EXERCISE. Don't include pictures. Quote the lines below from the first through the line that contains "var x = d3.scaleLinear().domain([0, 40]).range([x0, x0".
+===+
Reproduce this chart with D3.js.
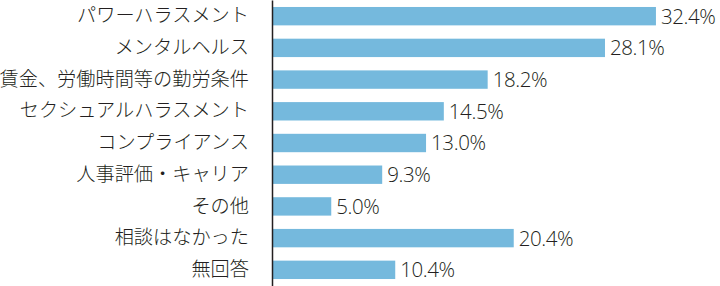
<!DOCTYPE html>
<html>
<head>
<meta charset="utf-8">
<script src="https://cdn.jsdelivr.net/npm/d3@7"></script>
<style>
  body { margin: 0; background: #fff; }
  svg { display: block; }
</style>
</head>
<body>
<svg width="720" height="286"></svg>
<script>
var categories = ["パワーハラスメント", "メンタルヘルス", "賃金、労働時間等の勤労条件", "セクシュアルハラスメント",
    "コンプライアンス", "人事評価・キャリア", "その他", "相談はなかった", "無回答"];
var values = [32.4, 28.1, 18.2, 14.5, 13.0, 9.3, 5.0, 20.4, 10.4];

var svg = d3.select("svg")
    , width = +svg.attr("width")
    , height = +svg.attr("height")
    , x0 = 272;

var y = d3.scaleBand().domain(categories).range([0, height]).paddingInner(0.42).paddingOuter(0.22);
var x = d3.scaleLinear().domain([0, 40]).range([x0, x0 + 11.85 * 40]);

var data = categories.map(function (c, i) { return { name: c, value: values[i] }; });

svg.selectAll(".bar").data(data).enter().append("rect")
    .attr("class", "bar")
    .attr("x", x(0))
    .attr("y", function (d) { return y(d.name); })
    .attr("width", function (d) { return x(d.value) - x(0); })
    .attr("height", y.bandwidth())
    .attr("fill", "#75b9dd");

svg.selectAll(".val").data(data).enter().append("text")
    .attr("class", "val")
    .attr("x", function (d) { return x(d.value) + 5; })
    .attr("y", function (d) { return y(d.name) + y.bandwidth() / 2; })
    .attr("dy", "0.36em")
    .attr("font-family", "'Open Sans', sans-serif")
    .attr("font-weight", 300)
    .attr("font-size", 20.5)
    .attr("letter-spacing", "-0.4")
    .attr("fill", "#231f20")
    .text(function (d) { return d.value.toFixed(1) + "%"; });

var axis = svg.append("g")
    .attr("transform", "translate(" + x0 + ",0)")
    .call(d3.axisLeft(y).tickSize(0).tickPadding(23));
axis.select(".domain").attr("stroke", "#231f20").attr("stroke-width", 1.5);
axis.selectAll("text")
    .attr("font-family", "'Noto Sans CJK JP', sans-serif")
    .attr("font-weight", 300)
    .attr("font-size", 19.2)
    .attr("fill", "#231f20");
</script>
</body>
</html>
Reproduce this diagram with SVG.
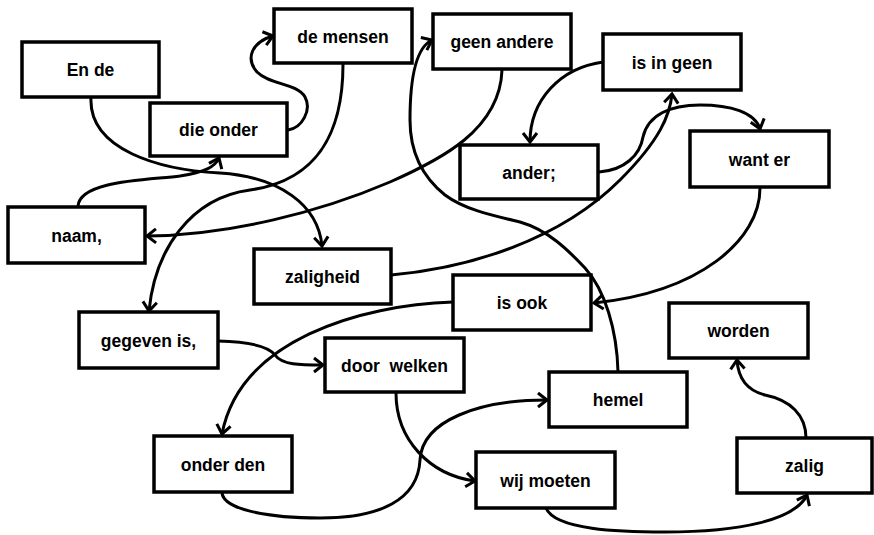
<svg xmlns="http://www.w3.org/2000/svg" width="874" height="535" viewBox="0 0 874 535">
<style>
.box{fill:#fff;stroke:#000;stroke-width:3.5}
.lbl{font-family:"Liberation Sans",Arial,sans-serif;font-weight:bold;font-size:17.5px;fill:#000;text-anchor:middle;white-space:pre}
.c{fill:none;stroke:#000;stroke-width:3;marker-end:url(#ah)}
</style>
<defs>
<marker id="ah" markerUnits="userSpaceOnUse" markerWidth="20" markerHeight="20" refX="0" refY="0" viewBox="-12 -10 14 20" orient="auto">
<path d="M-9 -7 L0 0 L-9 7" fill="none" stroke="#000" stroke-width="3"/>
</marker>
</defs>
<rect width="874" height="535" fill="#fff"/>
<g id="connectors">
<path class="c" d="M91 97 C88 150,160 170,220 173 C280 177,318 205,322 246"/>
<path class="c" d="M391 275 C470 268,560 240,620 180 C660 140,670 115,672 94"/>
<path class="c" d="M603 62 C560 68,530 100,530 142"/>
<path class="c" d="M599 172 C625 170,640 155,643 137 C648 115,670 105,700 105 C730 105,755 112,760 129"/>
<path class="c" d="M760 188 C760 240,700 292,594 303"/>
<path class="c" d="M453 302 C360 305,240 340,222 434"/>
<path class="c" d="M222 493 C224 510,270 518,320 518 C380 518,418 500,420 460 C422 420,480 400,547 400"/>
<path class="c" d="M618 372 C617 330,605 290,585 268 C568 250,548 230,520 222 C495 216,465 210,445 195 C420 175,410 150,410 120 C410 80,415 48,432 40"/>
<path class="c" d="M502 70 C500 130,440 160,390 182 C320 212,230 235,147 236"/>
<path class="c" d="M78 206 C80 180,150 180,180 176 C205 172,215 167,219 158"/>
<path class="c" d="M288 130 C302 128,312 110,305 97 C297 83,270 85,257 72 C245 58,252 42,273 36"/>
<path class="c" d="M343 64 C343 130,320 180,250 190 C190 198,155 250,149 311"/>
<path class="c" d="M218 341 C255 342,270 348,275 355 C282 365,300 365,323 365"/>
<path class="c" d="M396 393 C396 440,430 475,475 481"/>
<path class="c" d="M546 508 C555 530,620 532,665 532 C740 532,795 520,807 495"/>
<path class="c" d="M806 438 C806 415,790 400,765 395 C745 390,738 375,737 360"/>
</g>
<g id="n-en-de"><rect class="box" x="22" y="42" width="137" height="55"/><text class="lbl" x="90.5" y="76">En de</text></g>
<g id="n-die-onder"><rect class="box" x="150" y="103" width="137" height="53"/><text class="lbl" x="218.5" y="136">die onder</text></g>
<g id="n-de-mensen"><rect class="box" x="274" y="9" width="138" height="54"/><text class="lbl" x="343" y="42.5">de mensen</text></g>
<g id="n-geen-andere"><rect class="box" x="433" y="14" width="138" height="55"/><text class="lbl" x="502" y="48">geen andere</text></g>
<g id="n-is-in-geen"><rect class="box" x="603" y="34" width="138" height="56"/><text class="lbl" x="672" y="68.5">is in geen</text></g>
<g id="n-ander"><rect class="box" x="460" y="145" width="138" height="54"/><text class="lbl" x="529" y="178.5">ander;</text></g>
<g id="n-want-er"><rect class="box" x="690" y="131" width="139" height="56"/><text class="lbl" x="759.5" y="165.5">want er</text></g>
<g id="n-naam"><rect class="box" x="8" y="207" width="137" height="56"/><text class="lbl" x="76.5" y="241.5">naam,</text></g>
<g id="n-zaligheid"><rect class="box" x="254" y="249" width="137" height="55"/><text class="lbl" x="322.5" y="283">zaligheid</text></g>
<g id="n-is-ook"><rect class="box" x="453" y="275" width="138" height="55"/><text class="lbl" x="522" y="309">is ook</text></g>
<g id="n-gegeven-is"><rect class="box" x="79" y="312" width="139" height="56"/><text class="lbl" x="148.5" y="346.5">gegeven is,</text></g>
<g id="n-door-welken"><rect class="box" x="325" y="338" width="139" height="54"/><text class="lbl" x="394.5" y="371.5">door  welken</text></g>
<g id="n-worden"><rect class="box" x="669" y="303" width="139" height="55"/><text class="lbl" x="738.5" y="337">worden</text></g>
<g id="n-hemel"><rect class="box" x="549" y="372" width="138" height="55"/><text class="lbl" x="618" y="406">hemel</text></g>
<g id="n-onder-den"><rect class="box" x="154" y="436" width="138" height="56"/><text class="lbl" x="223" y="470.5">onder den</text></g>
<g id="n-wij-moeten"><rect class="box" x="476" y="452" width="139" height="56"/><text class="lbl" x="545.5" y="486.5">wij moeten</text></g>
<g id="n-zalig"><rect class="box" x="737" y="438" width="135" height="55"/><text class="lbl" x="804.5" y="472">zalig</text></g>
</svg>
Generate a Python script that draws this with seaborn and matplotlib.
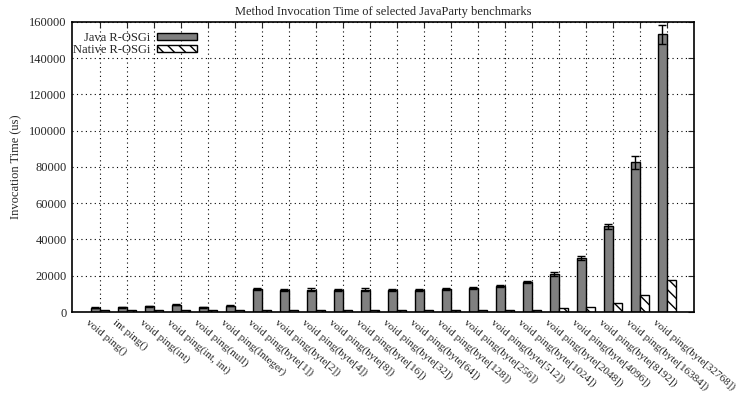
import matplotlib
matplotlib.use('Agg')
import matplotlib.pyplot as plt
import matplotlib.transforms as mtransforms
import numpy as np
import pandas as pd
import seaborn as sns

# benchmark methods and mean invocation times (us)
methods = ['void ping()', 'int ping()', 'void ping(int)', 'void ping(int, int)',
           'void ping(null)', 'void ping(Integer)', 'void ping(byte[1])',
           'void ping(byte[2])', 'void ping(byte[4])', 'void ping(byte[8])',
           'void ping(byte[16])', 'void ping(byte[32])', 'void ping(byte[64])',
           'void ping(byte[128])', 'void ping(byte[256])', 'void ping(byte[512])',
           'void ping(byte[1024])', 'void ping(byte[2048])', 'void ping(byte[4096])',
           'void ping(byte[8192])', 'void ping(byte[16384])', 'void ping(byte[32768])']
java_time = [2400, 2700, 3200, 4100, 2700, 3600, 12500, 12300, 12400, 12300, 12300,
             12100, 12200, 12900, 13300, 14300, 16600, 20900, 29700, 47300, 82600, 153000]
java_err = [300, 300, 300, 300, 300, 300, 500, 600, 900, 600, 700,
            500, 500, 500, 700, 600, 700, 900, 1000, 1500, 3500, 5000]
native_time = [1000, 1000, 1000, 1000, 1000, 1000, 1000, 1000, 1000, 1000, 1000,
               1000, 1000, 1000, 1000, 1100, 1400, 2000, 3000, 5200, 9300, 17500]
series = ['Java R-OSGi', 'Native R-OSGi']

df = pd.DataFrame({
    'method': methods * 2,
    'series': [series[0]] * len(methods) + [series[1]] * len(methods),
    'time': java_time + native_time,
})

sns.set_style('white')
plt.rcParams['font.family'] = ['Liberation Serif', 'DejaVu Serif']
plt.rcParams['hatch.linewidth'] = 1.0
fs = 9

fig = plt.figure(figsize=(7.43, 3.96), dpi=100)
ax = fig.add_axes([0.097, 0.212, 0.837, 0.733])

sns.barplot(data=df, x='method', y='time', hue='series', order=methods,
            hue_order=series, palette=['#808080', 'white'], width=0.67,
            errorbar=None, edgecolor='black', linewidth=1.0, ax=ax, legend=False)

# hatch the native bars
for bar in ax.containers[1]:
    bar.set_hatch('\\\\\\')

# error bars on the java bars
centers = [b.get_x() + b.get_width() / 2 for b in ax.containers[0]]
ax.errorbar(centers, java_time, yerr=java_err, fmt='none', ecolor='black',
            elinewidth=1.0, capsize=3, capthick=1.0)

ax.set_xlim(-1.03, 22.0)
ax.set_ylim(0, 160000)
ax.set_yticks(np.arange(0, 160001, 20000))
ax.set_yticklabels([str(v) for v in range(0, 160001, 20000)], fontsize=fs)

ax.grid(True, color='black', linestyle=(0, (1, 3)), linewidth=0.8)
ax.tick_params(axis='both', direction='in', length=4, width=0.8,
               top=True, right=True, pad=3)
ax.tick_params(axis='y', pad=4)
for s in ax.spines.values():
    s.set_linewidth(1.2)
    s.set_color('black')

ax.set_xlabel('')
ax.set_xticks(range(len(methods)))
ax.set_xticklabels(methods, rotation=-40, ha='left', va='top',
                   rotation_mode='anchor', fontsize=8)
offset = mtransforms.ScaledTranslation(-10 / 100, -1 / 100, fig.dpi_scale_trans)
for lab in ax.get_xticklabels():
    lab.set_transform(lab.get_transform() + offset)

ax.set_ylabel('Invocation Time (us)', fontsize=fs, labelpad=5)
ax.set_title('Method Invocation Time of selected JavaParty benchmarks',
             fontsize=fs, pad=5)

handles = [plt.Rectangle((0, 0), 1, 1, facecolor='#808080', edgecolor='black'),
           plt.Rectangle((0, 0), 1, 1, facecolor='white', edgecolor='black',
                         hatch='\\\\\\')]
ax.legend(handles, series, loc='upper left', bbox_to_anchor=(-0.01, 0.99),
          frameon=False, markerfirst=False, fontsize=fs, handlelength=3.2,
          handleheight=0.45, labelspacing=0.0, handletextpad=0.5,
          borderaxespad=0.2)

fig.savefig('out.png', dpi=100)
+===+
FINAL ANSWER.
Reproduce this chart with D3.js.
<!DOCTYPE html>
<html>
<head>
<meta charset="utf-8">
<script src="https://cdn.jsdelivr.net/npm/d3@7"></script>
<style>
  body { margin: 0; background: #fff; }
  svg { display: block; }
</style>
</head>
<body>
<svg width="720" height="286"></svg>
<script>
var categories = ["パワーハラスメント", "メンタルヘルス", "賃金、労働時間等の勤労条件", "セクシュアルハラスメント",
    "コンプライアンス", "人事評価・キャリア", "その他", "相談はなかった", "無回答"];
var values = [32.4, 28.1, 18.2, 14.5, 13.0, 9.3, 5.0, 20.4, 10.4];

var svg = d3.select("svg")
    , width = +svg.attr("width")
    , height = +svg.attr("height")
    , x0 = 272;

var y = d3.scaleBand().domain(categories).range([0, height]).paddingInner(0.42).paddingOuter(0.22);
var x = d3.scaleLinear().domain([0, 40]).range([x0, x0 + 11.85 * 40]);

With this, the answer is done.